Business appeared to be flourishing. Fox and Ortega held a grand opening bash in December 2011 with valet parking, gold and black balloons, and platters of food. Fox often hosted after-hours work parties on Fridays, according to people who attended. Fox would open numerous bottles of fine wine for his friends, and serve bread and cheese as accompaniments.

The bulk of Premier Cru’s business, however, was online.

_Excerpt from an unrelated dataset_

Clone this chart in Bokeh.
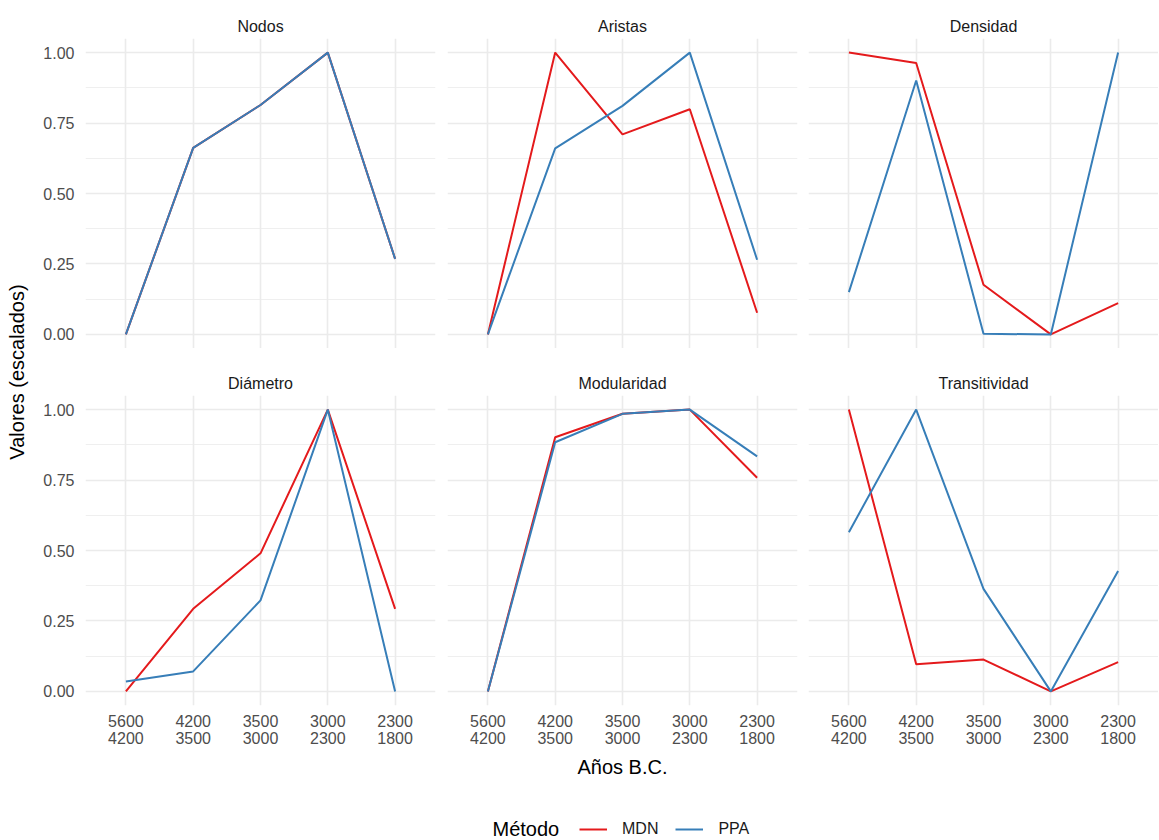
from bokeh.plotting import figure
from bokeh.models import (Range1d, FixedTicker, Title, Legend, LegendItem, Grid,
                          NumeralTickFormatter, Label)
from bokeh.layouts import row, column
from bokeh.embed import file_html
from bokeh.resources import INLINE

# ---------------- data ----------------
periods = ["5600\n4200", "4200\n3500", "3500\n3000", "3000\n2300", "2300\n1800"]
metrics = ["Nodos", "Aristas", "Densidad", "Diámetro", "Modularidad", "Transitividad"]
methods = ["MDN", "PPA"]
legend_title = "Método"
x_title = "Años B.C."
y_title = "Valores (escalados)"

mdn_nodos = [0.0, 0.662, 0.814, 1.0, 0.268]
ppa_nodos = [0.0, 0.662, 0.814, 1.0, 0.268]
mdn_aristas = [0.0, 1.0, 0.710, 0.799, 0.077]
ppa_aristas = [0.0, 0.660, 0.811, 1.0, 0.265]
mdn_densidad = [1.0, 0.963, 0.176, 0.0, 0.111]
ppa_densidad = [0.150, 0.901, 0.002, 0.0, 1.0]
mdn_diametro = [0.0, 0.293, 0.490, 1.0, 0.293]
ppa_diametro = [0.035, 0.071, 0.323, 1.0, 0.0]
mdn_modularidad = [0.0, 0.902, 0.985, 1.0, 0.758]
ppa_modularidad = [0.0, 0.884, 0.985, 1.0, 0.834]
mdn_transitividad = [1.0, 0.096, 0.113, 0.0, 0.104]
ppa_transitividad = [0.565, 1.0, 0.364, 0.0, 0.427]

mdn_values = [mdn_nodos, mdn_aristas, mdn_densidad, mdn_diametro, mdn_modularidad, mdn_transitividad]
ppa_values = [ppa_nodos, ppa_aristas, ppa_densidad, ppa_diametro, ppa_modularidad, ppa_transitividad]

yticks = [0.0, 0.25, 0.5, 0.75, 1.0]
ytick_labels = ["0.00", "0.25", "0.50", "0.75", "1.00"]
yminor = [0.125, 0.375, 0.625, 0.875]

# ---------------- style ----------------
FONT = "Liberation Sans"
RED = "#E41A1C"
BLUE = "#377EB8"
GRID = "#EBEBEB"
xs = list(range(1, len(periods) + 1))

FRAME_W = 350
FRAME_H = 310
TOTAL_W = 1158


def make_panel(i, metric, mdn, ppa):
    r, c = divmod(i, 3)
    left = 52 if c == 0 else 0
    right = [12, 11, 0][c]
    top = 38 if r == 0 else 47
    bottom = 0 if r == 0 else 80
    p = figure(width=left + FRAME_W + right, height=top + FRAME_H + bottom,
               x_range=Range1d(0.4, len(periods) + 0.6), y_range=Range1d(-0.05, 1.05),
               output_backend="svg", toolbar_location=None,
               x_axis_location="below" if r == 1 else None,
               y_axis_location="left" if c == 0 else None,
               min_border_left=left, min_border_right=right,
               min_border_top=top, min_border_bottom=bottom)
    p.outline_line_color = None
    p.background_fill_color = "white"
    p.border_fill_color = "white"
    p.center = []
    p.add_layout(Grid(dimension=0, ticker=FixedTicker(ticks=xs),
                      grid_line_color=GRID, grid_line_width=1.6))
    p.add_layout(Grid(dimension=1, ticker=FixedTicker(ticks=yticks, minor_ticks=yminor),
                      grid_line_color=GRID, grid_line_width=1.6,
                      minor_grid_line_color=GRID, minor_grid_line_width=0.8))
    if r == 1:
        ax = p.xaxis[0]
        ax.ticker = FixedTicker(ticks=xs)
        ax.major_label_overrides = {x: lab for x, lab in zip(xs, periods)}
        ax.axis_line_color = None
        ax.major_tick_line_color = None
        ax.minor_tick_line_color = None
        ax.major_tick_out = 0
        ax.major_tick_in = 0
        ax.minor_tick_out = 0
        ax.minor_tick_in = 0
        ax.major_label_standoff = 7
        ax.major_label_text_font = FONT
        ax.major_label_text_font_size = "16px"
        ax.major_label_text_line_height = 1.05
        ax.major_label_text_color = "#4D4D4D"
    if c == 0:
        ay = p.yaxis[0]
        ay.ticker = FixedTicker(ticks=yticks)
        ay.formatter = NumeralTickFormatter(format="0.00")
        ay.major_label_overrides = {t: lab for t, lab in zip(yticks, ytick_labels)}
        ay.axis_line_color = None
        ay.major_tick_line_color = None
        ay.minor_tick_line_color = None
        ay.major_tick_out = 0
        ay.major_tick_in = 0
        ay.minor_tick_out = 0
        ay.minor_tick_in = 0
        ay.major_label_standoff = 11
        ay.major_label_text_font = FONT
        ay.major_label_text_font_size = "16px"
        ay.major_label_text_color = "#4D4D4D"
    p.add_layout(Title(text=metric, align="center", text_font=FONT, text_font_size="16px",
                       text_font_style="normal", text_color="#1A1A1A", standoff=8), "above")
    p.line(xs, mdn, line_color=RED, line_width=2)
    p.line(xs, ppa, line_color=BLUE, line_width=2)
    if i == 4:
        p.add_layout(Title(text=x_title, align="center", text_font=FONT, text_font_size="20px",
                           text_font_style="normal", text_color="black", standoff=7), "below")
    return p


panels = [make_panel(i, m, a, b) for i, (m, a, b) in enumerate(zip(metrics, mdn_values, ppa_values))]

# y-axis title figure
ylab = figure(width=33, height=348 + 437, x_range=Range1d(0, 1), y_range=Range1d(0, 1),
              output_backend="svg", toolbar_location=None,
              x_axis_location=None, y_axis_location=None,
              min_border_left=30, min_border_right=0, min_border_top=38, min_border_bottom=80)
ylab.center = []
ylab.outline_line_color = None
ylab.add_layout(Title(text=y_title, align="center", text_font=FONT,
                      text_font_size="20px", text_font_style="normal", text_color="black",
                      standoff=5), "left")

# legend strip (data units = pixels of this strip); legend renderers hold no data
LG_H = 55
NAN = float("nan")
lg = figure(width=TOTAL_W, height=LG_H, x_range=Range1d(0, TOTAL_W), y_range=Range1d(0, LG_H),
            output_backend="svg", toolbar_location=None,
            x_axis_location=None, y_axis_location=None,
            min_border_left=0, min_border_right=0, min_border_top=0, min_border_bottom=0)
lg.center = []
lg.outline_line_color = None
r_mdn = lg.line(x=[NAN], y=[NAN], line_color=RED, line_width=2)
r_ppa = lg.line(x=[NAN], y=[NAN], line_color=BLUE, line_width=2)
lg.add_layout(Label(x=492, y=12, text=legend_title, text_font=FONT, text_font_size="20px",
                    text_baseline="middle", text_align="left", text_color="black"))
legend = Legend(items=[LegendItem(label=methods[0], renderers=[r_mdn]),
                       LegendItem(label=methods[1], renderers=[r_ppa])],
                orientation="horizontal", location=(579, 1),
                label_text_font=FONT, label_text_font_size="16px", label_standoff=15,
                label_text_color="#1A1A1A",
                spacing=17, glyph_width=28, glyph_height=20, padding=0, margin=0,
                border_line_color=None, background_fill_alpha=0)
lg.add_layout(legend, "center")

layout = column(row(ylab, column(row(panels[0], panels[1], panels[2]),
                                 row(panels[3], panels[4], panels[5]))), lg)

open("out.html", "w").write(file_html(layout, INLINE))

The company became known for its aggressive email marketing campaigns, which went out twice a week with great offers on premium wines.

Well, now it is over, and I suspect all that money is, well, "down the hatch."

For some reason, I find it fascinating that various art forms, whether they are wine, painting, sculpture, etc., all seem to eventually contain some aspect in which the worlds of art and finance intersect.

At which point the discussion becomes less about aesthetics, and more about interest rates, and tax considerations.

And, at that point, once the rich are wishing to hide their money, there always seems to emerge those unscrupulous folk who collude with them, and, all too often, bad things happen.

I suppose this is just what people always do to people.

Anyway, now you know about Premier Cru.